Coming just days before the March 24 deadline for a political framework for the final nuclear agreement, the Saturday night letter — three pages, single spaced, in length — is the latest indication of rising tensions between the White House and the Hill. At times assertive and, at others, combative, the letter warns Corker that his bill, which would give Congress the right to vote up or down on the final nuclear agreement, would cripple U.S. negotiators and lead Iran and international negotiating partners to question the U.S.’ ability to follow through on its end of the bargain.

It comes after months of Congress trying to insert itself into the negotiations between Iran, the U.S. and five partner countries. While the White House maintains it is nearing an agreement that will ensure Iran’s nuclear program is for peaceful purposes, lawmakers have insisted that President Barack Obama is prepared to sign a “bad deal” that will leave too much of Iran’s nuclear facilities intact, allowing it to covertly develop a nuclear weapon. These concerns have been echoed by Israeli Prime Minister Benjamin Netanyahu, who, against the wishes of the White House, delivered a contentious speech on the House floor, warning that the current deal will “all but guarantee” Iran nuclear weapons.

Matters came to a climactic point this past week, when Sen. Tom Cotton (R-Ark.) drafted a letter, signed by 46 other Republican senators, to Iranian leadership. The letter warned that any agreement could easily be reworked by Congress, or even overturned by a future president. The White House and Democratic lawmakersslammed the letter as a blatant attempt to undermine negotiations and the credibility of the White House.

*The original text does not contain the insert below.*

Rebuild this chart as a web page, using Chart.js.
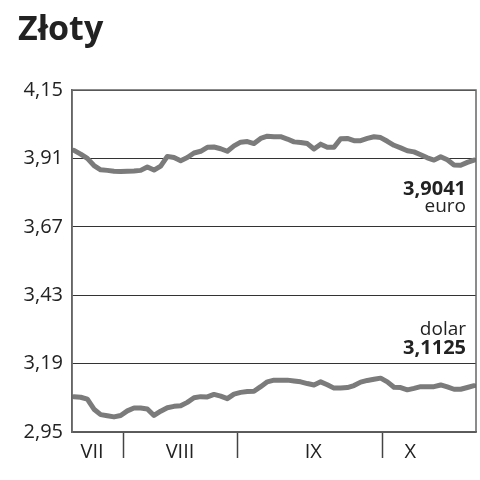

Notably absent from the signatories was Corker, who had been trying to recruit Democratic senators to build a veto-proof majority for his bill. Cotton’s letter appears to have complicated those efforts. McDonough’s letter — from a wildly different philosophical vantage point — is designed to shelve it entirely.

“The Administration’s request to the Congress is simple: let us complete the negotiations before the Congress acts on legislation,” writes McDonough. “We understand that Congress will make its own determinations about how to respond, but we do not believe that the country’s interests are served by congressional attempts to weigh in prematurely on this sensitive and consequential ongoing international negotiation aimed at achieving a goal that we all share: using diplomacy to prevent Iran from developing a nuclear weapon.”

At the heart of the administration’s concern with Corker’s legislation are two separate issues. The first is the overarching message that the final vote of “approval” on the deal is within the purview of Congress. McDonough, in his letter, concedes a Republican concern: that the United Nations will have a role in implementing a final agreement. But that, he notes, is because the U.N. is the only entity with the authority to terminate the U.N. Security Council’s sanctions on Iran.

McDonough also assures Corker that the Senate will play a role — “and will have to take a vote” — in any final agreement. But that vote, he says, should come further down the line. There is ample precedent for a non-legally binding international treaty premised on political commitments, McDonough argues. And much of his letter is spent listing prior cases, the most recent being the U.S.-Russia framework to remove chemical weapons from Syria.

The second concern in the letter is that Corker’s bill eliminates one of the primary tools at the president’s disposal to make sure that any Iran deal is successful. Under current law, only Congress can eliminate the statutory sanctions regime against Iran. The president, however, has the power to suspend them through waivers. Corker’s bill would complicate that, prompting administration concerns that they’d lose a critical tool to make the final framework work.

“The deal we are negotiating will allow us to retain significant leverage, as Iran would face severe consequences for any violation since we would have the capacity to swiftly re-impose punishing sanctions if Iran does not meet its commitments,” writes McDonough.